Elisabeth Leonskaja: Klaviermusik im Licht der Vernunft

Mit den Mitteln der Musik: die Pianistin Elisabeth Leonskaja mit einem rein russischen Abend im Konzerthaus.

Ein Einleger im Programmheft, mehr nicht: Niemand habe sich vor zwei Jahren, als diese Schostakowitsch-Hommage im Konzerthaus geplant wurde, vorstellen können, dass Russland einen Krieg in Europa entfacht, schreiben Intendant Sebastian Nordmann und Chefdirigent Christoph Eschenbach. „Doch das Undenkbare ist geschehen. Warum? Wozu?“ Zu gern wüsste man, was gerade Dmitri Schostakowitsch dazu sagen würde.

Die Künstlerin des Abends, Elisabeth Leonskaja, setzt sich umstandslos an den Flügel und beginnt sogleich mit Prokofjews fünf „Sarkasmen“, deren rustikal- grellen, meist in diabolisch hohen Lagen zu spielenden Spirit sie kongenial einfängt. Kein Wort zum Krieg, und warum auch – sollen sich jetzt alle russischstämmigen Musiker und Musikerinnen zu dem äußern, was Putin sinnlos verbricht? Von Leonskaja sind solche Statements noch weniger zu erwarten als von anderen. Die „Grande Dame“ der Klaviermusik, die im sowjetischen Georgien geboren und dort 2016 zur „Priesterin der Kunst“ ernannt wurde, spricht mit den Mitteln der Musik.

Irrlichtern in einsamen Höhen

In Schostakowitsch’ zweiter Klaviersonate h-Moll, geschrieben nach dem Tod seines Lehrers Leonid Nikolajew, formt sie den Hauptgedanken, der auf das Invasionsthema aus der Leningrader Sinfonie anspielt, plastisch heraus. Im trauerdurchtränkten Largo des zweiten Satzes irrlichtert die Rechte einsam in ebenfalls höchsten Höhen und scheint nicht zu wissen, wo sie hin will – während die Linke die Begleitung dazu tupft wie Tautropfen am Morgen.

Es wird tatsächlich ein rein russischer Abend, auch wenn sich Alfred Schnittke eher als Wolgadeutscher gesehen hat, der zwischen allen Stühlen saß. In einem siebenminütigen Stück meditiert er über die Möglichkeiten eines Akkords, der alle zwölf Töne der Oktave umfasst und den er gleich zu Beginn langsam aufbaut.

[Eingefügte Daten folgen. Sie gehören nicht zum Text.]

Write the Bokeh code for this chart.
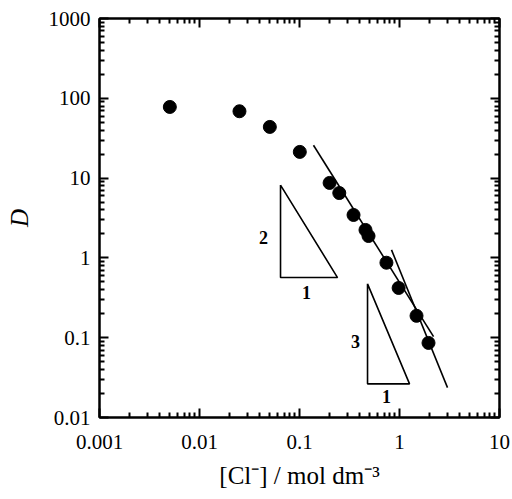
from bokeh.plotting import figure
from bokeh.models import LogAxis, FixedTicker, ColumnDataSource
from bokeh.core.properties import value
from bokeh.embed import file_html
from bokeh.resources import INLINE

# data
cl = [0.00505, 0.0251, 0.0505, 0.1007, 0.20, 0.25, 0.347, 0.457, 0.49, 0.74, 0.98, 1.48, 1.95]
D = [77.9, 68.8, 43.8, 21.3, 8.7, 6.5, 3.45, 2.24, 1.88, 0.87, 0.42, 0.188, 0.086]

fit2_x = [0.138, 2.19]
fit2_y = [25.8, 0.103]
fit3_x = [0.832, 3.02]
fit3_y = [1.26, 0.0237]

tri2_x = [0.0646, 0.0646, 0.24, 0.0646]
tri2_y = [8.18, 0.567, 0.567, 8.18]
tri3_x = [0.479, 0.479, 1.26, 0.479]
tri3_y = [0.473, 0.0264, 0.0264, 0.473]

note_x = [0.0437, 0.1175, 0.363, 0.741]
note_y = [1.78, 0.365, 0.089, 0.0183]
note_text = ["2", "1", "3", "1"]

x_ticks = [0.001, 0.01, 0.1, 1, 10]
x_tick_labels = ["0.001", "0.01", "0.1", "1", "10"]
y_ticks = [0.01, 0.1, 1, 10, 100, 1000]
y_tick_labels = ["0.01", "0.1", "1", "10", "100", "1000"]

x_minor = [k * d for d in [0.001, 0.01, 0.1, 1] for k in range(2, 10)]
y_minor = [k * d for d in [0.01, 0.1, 1, 10, 100] for k in range(2, 10)]

FONT = "Liberation Serif"

p = figure(width=512, height=499, x_axis_type="log", y_axis_type="log",
           x_range=(0.001, 10), y_range=(0.01, 1000),
           output_backend="svg", toolbar_location=None)
p.min_border_left = 99
p.min_border_right = 13
p.min_border_top = 18
p.min_border_bottom = 82
p.grid.visible = False
p.outline_line_color = "black"
p.outline_line_width = 2
p.background_fill_color = "white"
p.border_fill_color = "white"

def style(ax, ticks, minor, labels, show):
    ax.ticker = FixedTicker(ticks=ticks, minor_ticks=minor)
    ax.axis_line_width = 2
    ax.major_tick_in = 9
    ax.major_tick_out = 0
    ax.minor_tick_in = 5
    ax.minor_tick_out = 0
    ax.major_tick_line_width = 2
    ax.minor_tick_line_width = 2
    if show:
        ax.major_label_overrides = {t: l for t, l in zip(ticks, labels)}
        ax.major_label_text_font = FONT
        ax.major_label_text_font_size = "21px"
        ax.major_label_text_color = "black"
        ax.axis_label_text_font = FONT
        ax.axis_label_text_font_size = "25px"
        ax.axis_label_text_font_style = "normal"
        ax.axis_label_text_color = "black"
    else:
        ax.major_label_overrides = {t: "" for t in ticks}
        ax.major_label_text_font_size = "1px"
        ax.major_label_standoff = 0

style(p.xaxis[0], x_ticks, x_minor, x_tick_labels, True)
style(p.yaxis[0], y_ticks, y_minor, y_tick_labels, True)
p.xaxis[0].axis_label = "[Cl\u207b] / mol dm\u207b\u00b3"
p.xaxis[0].major_label_standoff = 17
p.xaxis[0].axis_label_standoff = 10
p.yaxis[0].axis_label = "D"
p.yaxis[0].axis_label_text_font_style = "italic"
p.yaxis[0].major_label_standoff = 9
p.yaxis[0].axis_label_standoff = 13

top = LogAxis()
right = LogAxis()
style(top, x_ticks, x_minor, x_tick_labels, False)
style(right, y_ticks, y_minor, y_tick_labels, False)
p.add_layout(top, "above")
p.add_layout(right, "right")

p.line(fit2_x, fit2_y, line_color="black", line_width=1.6)
p.line(fit3_x, fit3_y, line_color="black", line_width=1.6)
p.line(tri2_x, tri2_y, line_color="black", line_width=1.6)
p.line(tri3_x, tri3_y, line_color="black", line_width=1.6)

p.scatter(cl, D, size=13, fill_color="black", line_color="black")

src = ColumnDataSource(dict(x=note_x, y=note_y, t=note_text))
p.text(x="x", y="y", text="t", source=src, text_font=value(FONT),
       text_font_size="18px", text_font_style="bold",
       text_align="center", text_baseline="middle", text_color="black")

open("out.html", "w").write(file_html(p, INLINE))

Zurück in die vermeintlich heile Melodienseligkeit des 19. Jahrhunderts geht’s schließlich mit Tschaikowskys „Grande Sonate“ op. 37, die er im Westen, am Genfer See geschrieben hat. Leonskaja ist keine Lyrikerin, sie buchstabiert die Töne aus, will nichts in romantischem Zwielicht verschleiern, sondern Vorhänge wegziehen, die Musik ins Helle, ins Licht der Vernunft rücken. Das tut sie resolut, bisweilen harsch, zornig. In von ihr brillant interpretierten Sechzehntelläufen eilt die Sonate ihrem Finale zu.